Lab-Grown Embryos Reveal Why 1 in 3 Pregnancies Fail
Scientists in Vienna created the first embryos without sperm or eggs, unlocking secrets about why so many pregnancies don't survive the first critical week. This breakthrough is already improving IVF success rates and treatments for pregnancy complications.
Scientists have cracked open one of medicine's most mysterious black boxes by growing human embryos entirely in a lab, without a single sperm or egg.
For decades, doctors had no way to study what happens in the crucial first week after conception. The uterus kept its secrets locked away, leaving researchers guessing why roughly two-thirds of all embryos never successfully implant.
Now, a team in Vienna has changed everything. They've created what scientists call "blastoids," tiny balls of cells that look and act exactly like five-day-old human embryos. The difference? They're grown entirely from stem cells in a lab dish.
These embryo models are already revealing answers.
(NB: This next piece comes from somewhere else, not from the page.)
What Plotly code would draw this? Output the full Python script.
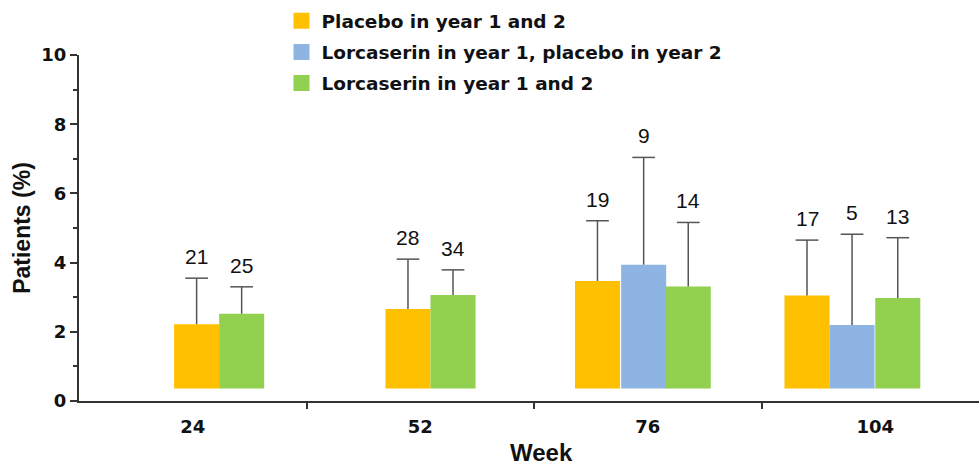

Scientists can now watch the delicate dance of early pregnancy unfold in real time, testing what helps embryos thrive and what makes them fail.
The breakthrough is personal for millions. Only about one in three natural embryos successfully attach to the uterus, while 60 percent of IVF transfers don't work. Each failure can mean months of heartbreak for families desperate to grow.

Peter Rugg-Gunn, a developmental biologist at the University of Cambridge, explains the power of this new tool. Researchers can now "poke it, perturb it and see how the system copes" in ways impossible with real pregnancies.
The progress over just five years has been stunning. Since blastoids were first created in 2019, scientists have dramatically advanced their understanding of life's earliest moments. They're identifying exactly what embryos need to survive those fragile first days.
The Ripple Effect
The discoveries are already flowing into fertility clinics. Doctors are using insights from blastoid research to improve how they prepare embryos for transfer and support early pregnancy. Each improvement means more families getting to hold the babies they've hoped for.
The research is also leading to better treatments for serious pregnancy complications. Understanding what goes wrong in those first days helps doctors prevent problems before they start.
Scientists can now keep these embryo models alive longer in the lab, opening new frontiers of discovery. Every day they extend the timeline reveals more about how human life begins and what it needs to flourish.
This research represents hope for the one in six couples worldwide struggling with infertility, transforming their chances of success one discovery at a time.